The task – Copy everything in the listing below word for word, apart from any images.

Data segment –
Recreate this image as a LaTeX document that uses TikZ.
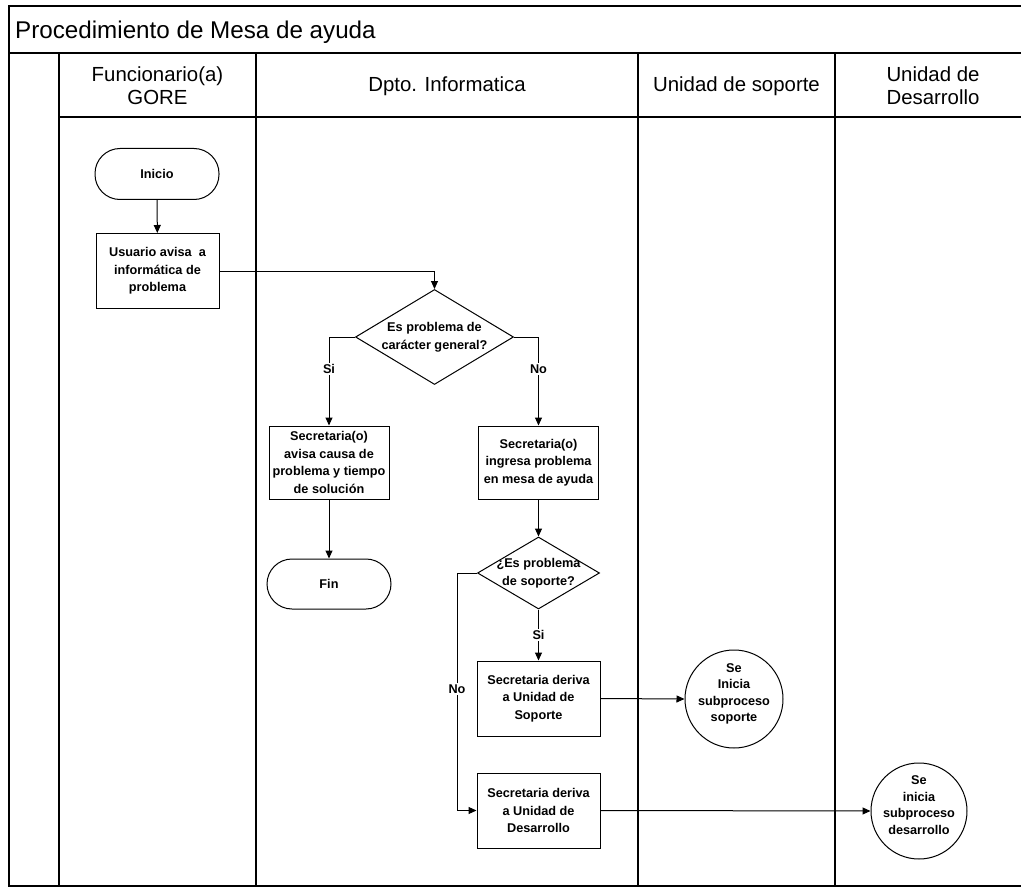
\documentclass[tikz,border=0pt]{standalone}
\usepackage{fontspec}
\setmainfont{Liberation Sans}
\usetikzlibrary{arrows.meta,shapes.geometric}
\newcommand\ndtxt{\bfseries\fontsize{12.7}{17.5}\selectfont}
\newcommand\hdtxt{\fontsize{20.4}{23}\selectfont}
\begin{document}
\begin{tikzpicture}[x=1pt,y=-1pt,
  frame/.style={line width=1.3pt},
  hdr/.style={align=center, inner sep=0pt, font=\hdtxt},
  proc/.style={draw, line width=1pt, minimum width=123pt, minimum height=75pt, align=center, inner sep=0pt, font=\ndtxt},
  term/.style={draw, line width=1pt, rounded corners=25pt, minimum width=124pt, minimum height=51pt, inner sep=0pt, font=\ndtxt},
  dec/.style={draw, diamond, line width=1pt, inner sep=0pt},
  dtext/.style={align=center, inner sep=0pt, font=\ndtxt},
  circ/.style={draw, circle, line width=1pt, minimum size=98pt, inner sep=0pt},
  arr/.style={-{Triangle[length=8pt,width=7pt]}, line width=1pt},
  lbl/.style={fill=white, inner sep=1.5pt, font=\ndtxt}]
\useasboundingbox (0,0) rectangle (1021,888);
% frame and lanes
\draw[frame] (1040,6) -- (9,6) -- (9,886) -- (1040,886);
\draw[frame] (9,53) -- (1040,53);
\draw[frame] (59,117) -- (1040,117);
\foreach \xx in {59,256,638,835} \draw[frame] (\xx,53) -- (\xx,886);
% title and headers
\node[anchor=base west, inner sep=0pt, font=\fontsize{24.2}{27}\selectfont] (title) at (15,39) {Procedimiento de Mesa de ayuda};
\node[hdr] (h1) at (157.5,86) {Funcionario(a)\\GORE};
\node[hdr] (h2) at (447,86) {Dpto. Informatica};
\node[hdr] (h3) at (736.5,86) {Unidad de soporte};
\node[hdr] (h4) at (933,86) {Unidad de\\Desarrollo};
% nodes
\node[term] (inicio) at (157,174) {Inicio};
\node[proc] (usuario) at (157.5,271) {Usuario avisa\ \ a\\informática de\\problema};
\node[dec, minimum width=158pt, minimum height=95pt] (d1) at (434.5,337) {};
\node[dtext] (d1t) at (d1) {Es problema de\\carácter general?};
\node[proc, minimum width=120pt, minimum height=73pt] (avisa) at (329,462.5) {Secretaria(o)\\avisa causa de\\problema y tiempo\\de solución};
\node[term, minimum height=50pt] (fin) at (329,584) {Fin};
\node[proc, minimum width=120pt, minimum height=73pt] (ingresa) at (538.5,462.5) {Secretaria(o)\\ingresa problema\\en mesa de ayuda};
\node[dec, minimum width=122pt, minimum height=72pt] (d2) at (538.5,573) {};
\node[dtext] (d2t) at (d2) {¿Es problema\\de soporte?};
\node[proc] (soporte) at (538.5,698.5) {Secretaria deriva\\a Unidad de\\Soporte};
\node[proc] (desarrollo) at (538.5,810.5) {Secretaria deriva\\a Unidad de\\Desarrollo};
\node[circ] (c1) at (734,699) {};
\node[dtext, font=\ndtxt\fontsize{12.7}{16.5}\selectfont] (c1t) at (734,694) {Se\\Inicia\\subproceso\\soporte};
\node[circ, minimum size=96pt] (c2) at (919,811) {};
\node[dtext, font=\ndtxt\fontsize{12.7}{16.5}\selectfont] (c2t) at (919,805) {Se\\inicia\\subproceso\\desarrollo};
\coordinate (nocorner) at (457,573);
% connectors
\draw[arr] (inicio) -- (usuario);
\draw[arr] (usuario.east) -| (d1.north);
\draw[arr] (d1.west) -| node[lbl, pos=0.68] {Si} (avisa.north);
\draw[arr] (d1.east) -| node[lbl, pos=0.68] {No} (ingresa.north);
\draw[arr] (avisa) -- (fin);
\draw[arr] (ingresa) -- (d2.north);
\draw[arr] (d2.south) -- node[lbl] {Si} (soporte.north);
\draw[arr] (d2.west) -- (nocorner) |- node[lbl, pos=0.245] {No} (desarrollo.west);
\draw[arr] (soporte.east) -- (c1.west);
\draw[arr] (desarrollo.east) -- (c2.west);
\end{tikzpicture}
\end{document}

Exercise answer –
Recreate this image as a LaTeX document that uses TikZ.
\documentclass[tikz,border=0pt]{standalone}
\usepackage{fontspec}
\setmainfont{Liberation Sans}
\usetikzlibrary{arrows.meta,shapes.geometric}
\newcommand\ndtxt{\bfseries\fontsize{12.7}{17.5}\selectfont}
\newcommand\hdtxt{\fontsize{20.4}{23}\selectfont}
\begin{document}
\begin{tikzpicture}[x=1pt,y=-1pt,
  frame/.style={line width=1.3pt},
  hdr/.style={align=center, inner sep=0pt, font=\hdtxt},
  proc/.style={draw, line width=1pt, minimum width=123pt, minimum height=75pt, align=center, inner sep=0pt, font=\ndtxt},
  term/.style={draw, line width=1pt, rounded corners=25pt, minimum width=124pt, minimum height=51pt, inner sep=0pt, font=\ndtxt},
  dec/.style={draw, diamond, line width=1pt, inner sep=0pt},
  dtext/.style={align=center, inner sep=0pt, font=\ndtxt},
  circ/.style={draw, circle, line width=1pt, minimum size=98pt, inner sep=0pt},
  arr/.style={-{Triangle[length=8pt,width=7pt]}, line width=1pt},
  lbl/.style={fill=white, inner sep=1.5pt, font=\ndtxt}]
\useasboundingbox (0,0) rectangle (1021,888);
% frame and lanes
\draw[frame] (1040,6) -- (9,6) -- (9,886) -- (1040,886);
\draw[frame] (9,53) -- (1040,53);
\draw[frame] (59,117) -- (1040,117);
\foreach \xx in {59,256,638,835} \draw[frame] (\xx,53) -- (\xx,886);
% title and headers
\node[anchor=base west, inner sep=0pt, font=\fontsize{24.2}{27}\selectfont] (title) at (15,39) {Procedimiento de Mesa de ayuda};
\node[hdr] (h1) at (157.5,86) {Funcionario(a)\\GORE};
\node[hdr] (h2) at (447,86) {Dpto. Informatica};
\node[hdr] (h3) at (736.5,86) {Unidad de soporte};
\node[hdr] (h4) at (933,86) {Unidad de\\Desarrollo};
% nodes
\node[term] (inicio) at (157,174) {Inicio};
\node[proc] (usuario) at (157.5,271) {Usuario avisa\ \ a\\informática de\\problema};
\node[dec, minimum width=158pt, minimum height=95pt] (d1) at (434.5,337) {};
\node[dtext] (d1t) at (d1) {Es problema de\\carácter general?};
\node[proc, minimum width=120pt, minimum height=73pt] (avisa) at (329,462.5) {Secretaria(o)\\avisa causa de\\problema y tiempo\\de solución};
\node[term, minimum height=50pt] (fin) at (329,584) {Fin};
\node[proc, minimum width=120pt, minimum height=73pt] (ingresa) at (538.5,462.5) {Secretaria(o)\\ingresa problema\\en mesa de ayuda};
\node[dec, minimum width=122pt, minimum height=72pt] (d2) at (538.5,573) {};
\node[dtext] (d2t) at (d2) {¿Es problema\\de soporte?};
\node[proc] (soporte) at (538.5,698.5) {Secretaria deriva\\a Unidad de\\Soporte};
\node[proc] (desarrollo) at (538.5,810.5) {Secretaria deriva\\a Unidad de\\Desarrollo};
\node[circ] (c1) at (734,699) {};
\node[dtext, font=\ndtxt\fontsize{12.7}{16.5}\selectfont] (c1t) at (734,694) {Se\\Inicia\\subproceso\\soporte};
\node[circ, minimum size=96pt] (c2) at (919,811) {};
\node[dtext, font=\ndtxt\fontsize{12.7}{16.5}\selectfont] (c2t) at (919,805) {Se\\inicia\\subproceso\\desarrollo};
\coordinate (nocorner) at (457,573);
% connectors
\draw[arr] (inicio) -- (usuario);
\draw[arr] (usuario.east) -| (d1.north);
\draw[arr] (d1.west) -| node[lbl, pos=0.68] {Si} (avisa.north);
\draw[arr] (d1.east) -| node[lbl, pos=0.68] {No} (ingresa.north);
\draw[arr] (avisa) -- (fin);
\draw[arr] (ingresa) -- (d2.north);
\draw[arr] (d2.south) -- node[lbl] {Si} (soporte.north);
\draw[arr] (d2.west) -- (nocorner) |- node[lbl, pos=0.245] {No} (desarrollo.west);
\draw[arr] (soporte.east) -- (c1.west);
\draw[arr] (desarrollo.east) -- (c2.west);
\end{tikzpicture}
\end{document}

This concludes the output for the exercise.